-- BEGIN --

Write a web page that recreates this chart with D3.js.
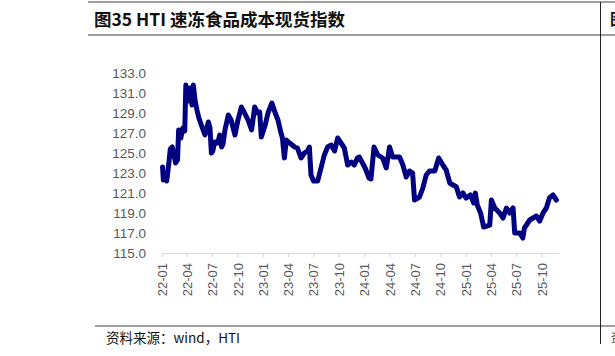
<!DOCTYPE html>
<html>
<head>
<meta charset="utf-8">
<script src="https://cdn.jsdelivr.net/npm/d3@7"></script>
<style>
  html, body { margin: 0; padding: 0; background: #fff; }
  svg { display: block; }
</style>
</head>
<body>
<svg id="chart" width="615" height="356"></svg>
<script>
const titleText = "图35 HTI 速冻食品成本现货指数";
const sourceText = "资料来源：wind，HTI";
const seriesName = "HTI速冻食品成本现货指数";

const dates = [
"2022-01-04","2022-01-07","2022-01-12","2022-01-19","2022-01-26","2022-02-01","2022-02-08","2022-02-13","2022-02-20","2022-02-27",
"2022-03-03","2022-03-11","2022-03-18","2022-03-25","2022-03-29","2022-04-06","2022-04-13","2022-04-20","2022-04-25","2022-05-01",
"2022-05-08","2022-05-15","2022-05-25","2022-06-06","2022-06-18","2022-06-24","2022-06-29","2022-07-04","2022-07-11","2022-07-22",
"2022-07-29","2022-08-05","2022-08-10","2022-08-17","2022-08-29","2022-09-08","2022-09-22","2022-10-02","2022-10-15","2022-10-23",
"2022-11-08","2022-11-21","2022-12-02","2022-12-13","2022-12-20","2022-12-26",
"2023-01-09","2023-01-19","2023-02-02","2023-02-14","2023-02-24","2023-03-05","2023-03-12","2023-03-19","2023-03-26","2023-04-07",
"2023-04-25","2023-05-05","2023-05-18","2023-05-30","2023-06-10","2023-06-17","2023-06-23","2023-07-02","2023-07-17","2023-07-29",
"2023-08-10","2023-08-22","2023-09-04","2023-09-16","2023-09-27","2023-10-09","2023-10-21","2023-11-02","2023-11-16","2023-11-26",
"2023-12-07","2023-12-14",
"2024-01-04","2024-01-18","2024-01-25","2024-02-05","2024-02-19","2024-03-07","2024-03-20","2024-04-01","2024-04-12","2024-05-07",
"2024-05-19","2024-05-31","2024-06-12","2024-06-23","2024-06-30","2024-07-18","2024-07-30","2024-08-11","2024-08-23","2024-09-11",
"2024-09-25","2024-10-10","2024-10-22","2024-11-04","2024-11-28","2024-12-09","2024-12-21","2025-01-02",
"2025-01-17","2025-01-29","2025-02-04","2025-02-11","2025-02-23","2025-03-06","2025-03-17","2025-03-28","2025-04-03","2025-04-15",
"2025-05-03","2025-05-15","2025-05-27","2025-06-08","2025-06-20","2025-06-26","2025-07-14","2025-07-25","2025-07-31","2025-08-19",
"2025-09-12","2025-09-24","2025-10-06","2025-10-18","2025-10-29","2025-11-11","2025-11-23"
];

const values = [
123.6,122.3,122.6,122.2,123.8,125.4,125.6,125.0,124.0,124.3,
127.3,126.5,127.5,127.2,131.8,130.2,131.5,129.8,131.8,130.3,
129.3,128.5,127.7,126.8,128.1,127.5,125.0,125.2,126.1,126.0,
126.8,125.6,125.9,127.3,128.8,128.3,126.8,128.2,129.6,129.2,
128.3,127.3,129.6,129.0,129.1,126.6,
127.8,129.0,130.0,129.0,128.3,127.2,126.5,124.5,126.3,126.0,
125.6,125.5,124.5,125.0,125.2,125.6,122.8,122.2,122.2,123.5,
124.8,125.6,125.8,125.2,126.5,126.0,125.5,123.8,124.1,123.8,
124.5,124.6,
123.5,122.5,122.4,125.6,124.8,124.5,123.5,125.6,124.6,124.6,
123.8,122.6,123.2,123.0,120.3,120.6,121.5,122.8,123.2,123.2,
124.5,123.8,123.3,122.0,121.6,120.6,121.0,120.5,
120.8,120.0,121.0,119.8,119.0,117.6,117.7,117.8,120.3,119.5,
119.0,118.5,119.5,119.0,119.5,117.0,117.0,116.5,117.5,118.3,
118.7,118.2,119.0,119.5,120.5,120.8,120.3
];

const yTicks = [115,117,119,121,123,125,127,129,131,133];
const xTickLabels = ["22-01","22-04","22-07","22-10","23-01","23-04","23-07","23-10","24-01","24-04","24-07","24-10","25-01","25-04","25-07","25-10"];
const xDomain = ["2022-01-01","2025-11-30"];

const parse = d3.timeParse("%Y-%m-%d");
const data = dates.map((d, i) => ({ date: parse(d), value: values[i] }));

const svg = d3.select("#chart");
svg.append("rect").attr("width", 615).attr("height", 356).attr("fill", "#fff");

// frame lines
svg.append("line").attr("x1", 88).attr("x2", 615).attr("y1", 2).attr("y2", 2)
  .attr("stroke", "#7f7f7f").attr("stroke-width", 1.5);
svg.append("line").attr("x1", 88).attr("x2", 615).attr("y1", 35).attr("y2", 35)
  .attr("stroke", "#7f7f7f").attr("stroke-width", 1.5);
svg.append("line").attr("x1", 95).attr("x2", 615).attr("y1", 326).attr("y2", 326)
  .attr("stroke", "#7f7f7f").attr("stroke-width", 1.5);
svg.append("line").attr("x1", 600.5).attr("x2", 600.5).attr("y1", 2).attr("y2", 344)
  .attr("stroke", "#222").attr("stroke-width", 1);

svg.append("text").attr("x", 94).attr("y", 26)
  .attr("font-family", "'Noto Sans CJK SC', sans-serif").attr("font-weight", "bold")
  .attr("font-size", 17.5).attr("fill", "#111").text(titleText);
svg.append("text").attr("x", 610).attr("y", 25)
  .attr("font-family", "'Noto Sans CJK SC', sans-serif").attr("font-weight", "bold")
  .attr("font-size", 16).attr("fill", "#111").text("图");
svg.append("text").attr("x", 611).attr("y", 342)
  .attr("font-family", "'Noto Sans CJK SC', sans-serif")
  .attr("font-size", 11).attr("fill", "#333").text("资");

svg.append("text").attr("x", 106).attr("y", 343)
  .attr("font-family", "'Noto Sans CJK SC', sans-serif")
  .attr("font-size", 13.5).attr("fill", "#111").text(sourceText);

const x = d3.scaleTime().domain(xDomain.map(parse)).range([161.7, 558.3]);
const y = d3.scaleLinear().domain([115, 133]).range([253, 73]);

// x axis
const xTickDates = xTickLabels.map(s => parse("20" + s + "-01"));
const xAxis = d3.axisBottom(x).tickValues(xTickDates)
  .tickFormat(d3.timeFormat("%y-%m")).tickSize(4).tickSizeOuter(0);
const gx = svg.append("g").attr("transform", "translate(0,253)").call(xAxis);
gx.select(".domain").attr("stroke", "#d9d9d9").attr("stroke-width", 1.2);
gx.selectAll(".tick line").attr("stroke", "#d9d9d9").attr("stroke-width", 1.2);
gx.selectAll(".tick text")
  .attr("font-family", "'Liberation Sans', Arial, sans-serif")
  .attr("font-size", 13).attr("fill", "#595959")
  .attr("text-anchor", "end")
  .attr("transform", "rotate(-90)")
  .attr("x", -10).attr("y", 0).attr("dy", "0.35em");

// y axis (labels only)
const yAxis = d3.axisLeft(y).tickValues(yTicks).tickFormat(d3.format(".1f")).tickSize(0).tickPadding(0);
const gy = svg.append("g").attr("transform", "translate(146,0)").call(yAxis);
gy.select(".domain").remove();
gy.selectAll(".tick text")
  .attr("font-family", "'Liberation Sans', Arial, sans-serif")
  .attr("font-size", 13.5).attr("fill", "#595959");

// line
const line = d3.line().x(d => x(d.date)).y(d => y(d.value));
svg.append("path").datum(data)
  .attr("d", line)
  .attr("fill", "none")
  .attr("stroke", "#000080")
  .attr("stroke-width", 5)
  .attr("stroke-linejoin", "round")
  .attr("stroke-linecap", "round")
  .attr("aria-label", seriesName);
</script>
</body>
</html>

-- END --

### SET EXERCISE
Write out the material above once more, exactly as it reads, with no pictures.

### RESULT BELOW
Write a web page that recreates this chart with D3.js.
<!DOCTYPE html>
<html>
<head>
<meta charset="utf-8">
<script src="https://cdn.jsdelivr.net/npm/d3@7"></script>
<style>
  html, body { margin: 0; padding: 0; background: #fff; }
  svg { display: block; }
</style>
</head>
<body>
<svg id="chart" width="615" height="356"></svg>
<script>
const titleText = "图35 HTI 速冻食品成本现货指数";
const sourceText = "资料来源：wind，HTI";
const seriesName = "HTI速冻食品成本现货指数";

const dates = [
"2022-01-04","2022-01-07","2022-01-12","2022-01-19","2022-01-26","2022-02-01","2022-02-08","2022-02-13","2022-02-20","2022-02-27",
"2022-03-03","2022-03-11","2022-03-18","2022-03-25","2022-03-29","2022-04-06","2022-04-13","2022-04-20","2022-04-25","2022-05-01",
"2022-05-08","2022-05-15","2022-05-25","2022-06-06","2022-06-18","2022-06-24","2022-06-29","2022-07-04","2022-07-11","2022-07-22",
"2022-07-29","2022-08-05","2022-08-10","2022-08-17","2022-08-29","2022-09-08","2022-09-22","2022-10-02","2022-10-15","2022-10-23",
"2022-11-08","2022-11-21","2022-12-02","2022-12-13","2022-12-20","2022-12-26",
"2023-01-09","2023-01-19","2023-02-02","2023-02-14","2023-02-24","2023-03-05","2023-03-12","2023-03-19","2023-03-26","2023-04-07",
"2023-04-25","2023-05-05","2023-05-18","2023-05-30","2023-06-10","2023-06-17","2023-06-23","2023-07-02","2023-07-17","2023-07-29",
"2023-08-10","2023-08-22","2023-09-04","2023-09-16","2023-09-27","2023-10-09","2023-10-21","2023-11-02","2023-11-16","2023-11-26",
"2023-12-07","2023-12-14",
"2024-01-04","2024-01-18","2024-01-25","2024-02-05","2024-02-19","2024-03-07","2024-03-20","2024-04-01","2024-04-12","2024-05-07",
"2024-05-19","2024-05-31","2024-06-12","2024-06-23","2024-06-30","2024-07-18","2024-07-30","2024-08-11","2024-08-23","2024-09-11",
"2024-09-25","2024-10-10","2024-10-22","2024-11-04","2024-11-28","2024-12-09","2024-12-21","2025-01-02",
"2025-01-17","2025-01-29","2025-02-04","2025-02-11","2025-02-23","2025-03-06","2025-03-17","2025-03-28","2025-04-03","2025-04-15",
"2025-05-03","2025-05-15","2025-05-27","2025-06-08","2025-06-20","2025-06-26","2025-07-14","2025-07-25","2025-07-31","2025-08-19",
"2025-09-12","2025-09-24","2025-10-06","2025-10-18","2025-10-29","2025-11-11","2025-11-23"
];

const values = [
123.6,122.3,122.6,122.2,123.8,125.4,125.6,125.0,124.0,124.3,
127.3,126.5,127.5,127.2,131.8,130.2,131.5,129.8,131.8,130.3,
129.3,128.5,127.7,126.8,128.1,127.5,125.0,125.2,126.1,126.0,
126.8,125.6,125.9,127.3,128.8,128.3,126.8,128.2,129.6,129.2,
128.3,127.3,129.6,129.0,129.1,126.6,
127.8,129.0,130.0,129.0,128.3,127.2,126.5,124.5,126.3,126.0,
125.6,125.5,124.5,125.0,125.2,125.6,122.8,122.2,122.2,123.5,
124.8,125.6,125.8,125.2,126.5,126.0,125.5,123.8,124.1,123.8,
124.5,124.6,
123.5,122.5,122.4,125.6,124.8,124.5,123.5,125.6,124.6,124.6,
123.8,122.6,123.2,123.0,120.3,120.6,121.5,122.8,123.2,123.2,
124.5,123.8,123.3,122.0,121.6,120.6,121.0,120.5,
120.8,120.0,121.0,119.8,119.0,117.6,117.7,117.8,120.3,119.5,
119.0,118.5,119.5,119.0,119.5,117.0,117.0,116.5,117.5,118.3,
118.7,118.2,119.0,119.5,120.5,120.8,120.3
];

const yTicks = [115,117,119,121,123,125,127,129,131,133];
const xTickLabels = ["22-01","22-04","22-07","22-10","23-01","23-04","23-07","23-10","24-01","24-04","24-07","24-10","25-01","25-04","25-07","25-10"];
const xDomain = ["2022-01-01","2025-11-30"];

const parse = d3.timeParse("%Y-%m-%d");
const data = dates.map((d, i) => ({ date: parse(d), value: values[i] }));

const svg = d3.select("#chart");
svg.append("rect").attr("width", 615).attr("height", 356).attr("fill", "#fff");

// frame lines
svg.append("line").attr("x1", 88).attr("x2", 615).attr("y1", 2).attr("y2", 2)
  .attr("stroke", "#7f7f7f").attr("stroke-width", 1.5);
svg.append("line").attr("x1", 88).attr("x2", 615).attr("y1", 35).attr("y2", 35)
  .attr("stroke", "#7f7f7f").attr("stroke-width", 1.5);
svg.append("line").attr("x1", 95).attr("x2", 615).attr("y1", 326).attr("y2", 326)
  .attr("stroke", "#7f7f7f").attr("stroke-width", 1.5);
svg.append("line").attr("x1", 600.5).attr("x2", 600.5).attr("y1", 2).attr("y2", 344)
  .attr("stroke", "#222").attr("stroke-width", 1);

svg.append("text").attr("x", 94).attr("y", 26)
  .attr("font-family", "'Noto Sans CJK SC', sans-serif").attr("font-weight", "bold")
  .attr("font-size", 17.5).attr("fill", "#111").text(titleText);
svg.append("text").attr("x", 610).attr("y", 25)
  .attr("font-family", "'Noto Sans CJK SC', sans-serif").attr("font-weight", "bold")
  .attr("font-size", 16).attr("fill", "#111").text("图");
svg.append("text").attr("x", 611).attr("y", 342)
  .attr("font-family", "'Noto Sans CJK SC', sans-serif")
  .attr("font-size", 11).attr("fill", "#333").text("资");

svg.append("text").attr("x", 106).attr("y", 343)
  .attr("font-family", "'Noto Sans CJK SC', sans-serif")
  .attr("font-size", 13.5).attr("fill", "#111").text(sourceText);

const x = d3.scaleTime().domain(xDomain.map(parse)).range([161.7, 558.3]);
const y = d3.scaleLinear().domain([115, 133]).range([253, 73]);

// x axis
const xTickDates = xTickLabels.map(s => parse("20" + s + "-01"));
const xAxis = d3.axisBottom(x).tickValues(xTickDates)
  .tickFormat(d3.timeFormat("%y-%m")).tickSize(4).tickSizeOuter(0);
const gx = svg.append("g").attr("transform", "translate(0,253)").call(xAxis);
gx.select(".domain").attr("stroke", "#d9d9d9").attr("stroke-width", 1.2);
gx.selectAll(".tick line").attr("stroke", "#d9d9d9").attr("stroke-width", 1.2);
gx.selectAll(".tick text")
  .attr("font-family", "'Liberation Sans', Arial, sans-serif")
  .attr("font-size", 13).attr("fill", "#595959")
  .attr("text-anchor", "end")
  .attr("transform", "rotate(-90)")
  .attr("x", -10).attr("y", 0).attr("dy", "0.35em");

// y axis (labels only)
const yAxis = d3.axisLeft(y).tickValues(yTicks).tickFormat(d3.format(".1f")).tickSize(0).tickPadding(0);
const gy = svg.append("g").attr("transform", "translate(146,0)").call(yAxis);
gy.select(".domain").remove();
gy.selectAll(".tick text")
  .attr("font-family", "'Liberation Sans', Arial, sans-serif")
  .attr("font-size", 13.5).attr("fill", "#595959");

// line
const line = d3.line().x(d => x(d.date)).y(d => y(d.value));
svg.append("path").datum(data)
  .attr("d", line)
  .attr("fill", "none")
  .attr("stroke", "#000080")
  .attr("stroke-width", 5)
  .attr("stroke-linejoin", "round")
  .attr("stroke-linecap", "round")
  .attr("aria-label", seriesName);
</script>
</body>
</html>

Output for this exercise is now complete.